Today, one reportage of the Spanish newspaper “El Pais” made me remember the starting days of that hike. Before getting into the rain forest, we have to walk some forty kilometres in the savannah. It was a hell of a hike, but we ended it. Actually, in the many stops that we have to make to rest, the almost pristine savannah showed burned patches. We were told that few years ago, the inhabitants of the region had started a series of protests again a governmental ban on tourism. The people there worked as guides and porters of the few hikers that would arrive, and the ban coming from the capital (more than two thousand kilometres away) could deprive the region from its main income. So the people burned the place. As simple as that. The local law enforcement, perhaps remembering the science fiction best-seller Dune (the one that controls a resource is the one that can destroy it) acknowledge the treat, and restore the tourist flow.

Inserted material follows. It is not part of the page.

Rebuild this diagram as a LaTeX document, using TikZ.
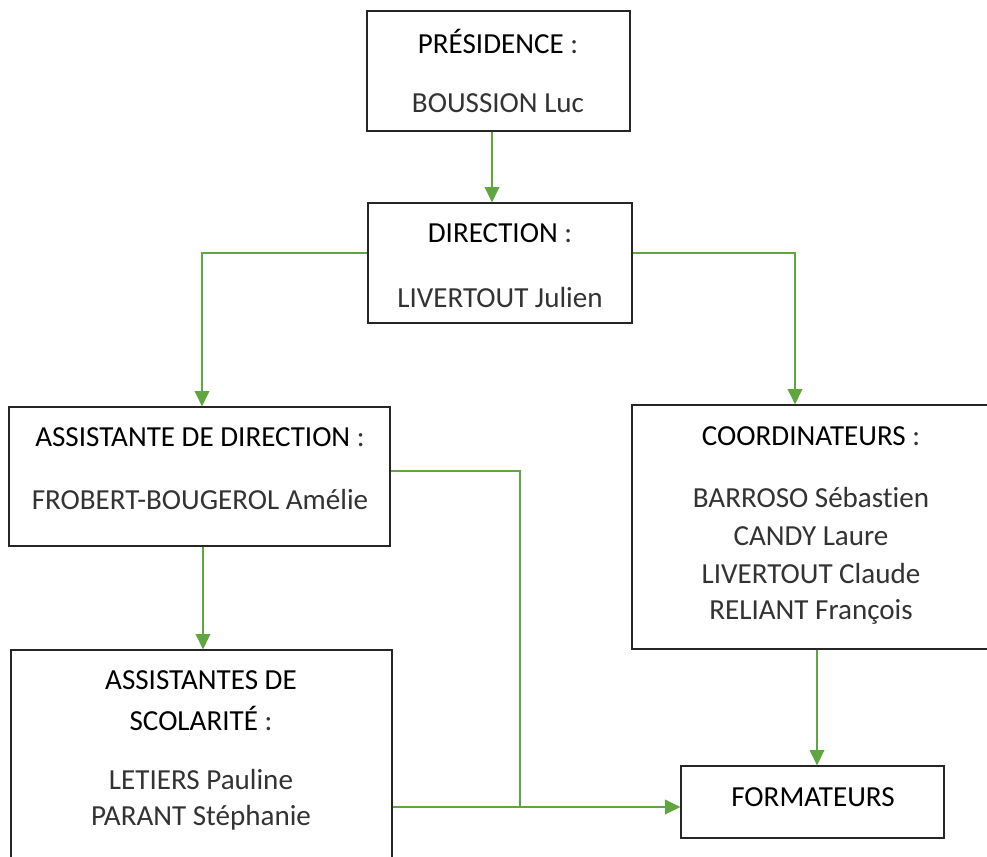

The savannah, nevertheless, stayed burned for the years to come. Ecosystems do not really recover after human crimes.
Now, I read in El Pais that the record season of fires in Galicia, a spanish province heavily burned the past weeks, had a social background. Different social workers, researchers and politicians of the region agree: the fires started as a protest.
Differently than in Venezuela, though, the reasons of the protest are less clear. There haven't been a ban on tourism, for example. Neither there is an identifiable movements behind the action. One university professor, though, believes that fires increase when left wing governments take power. The reasoning is that the right wing activist like to show he incompetence of the current government, and then produce the fire to expose them. Be this true or not, the agreement exists: people burn because they are upset.
In the table that I am using now there is a candle burning. I stare at the flame, the warmth light that transform my morning café into the intimate and personal location that I like so much. I imagine then the same flame, expanding on the forests of Spain, I imagine the trees going away in a flash of ashes. In the years to come I'll visit Spain again, and probably I'll walk in Galicia. I will stare at the burned places.
Once more, I won't be able to understand.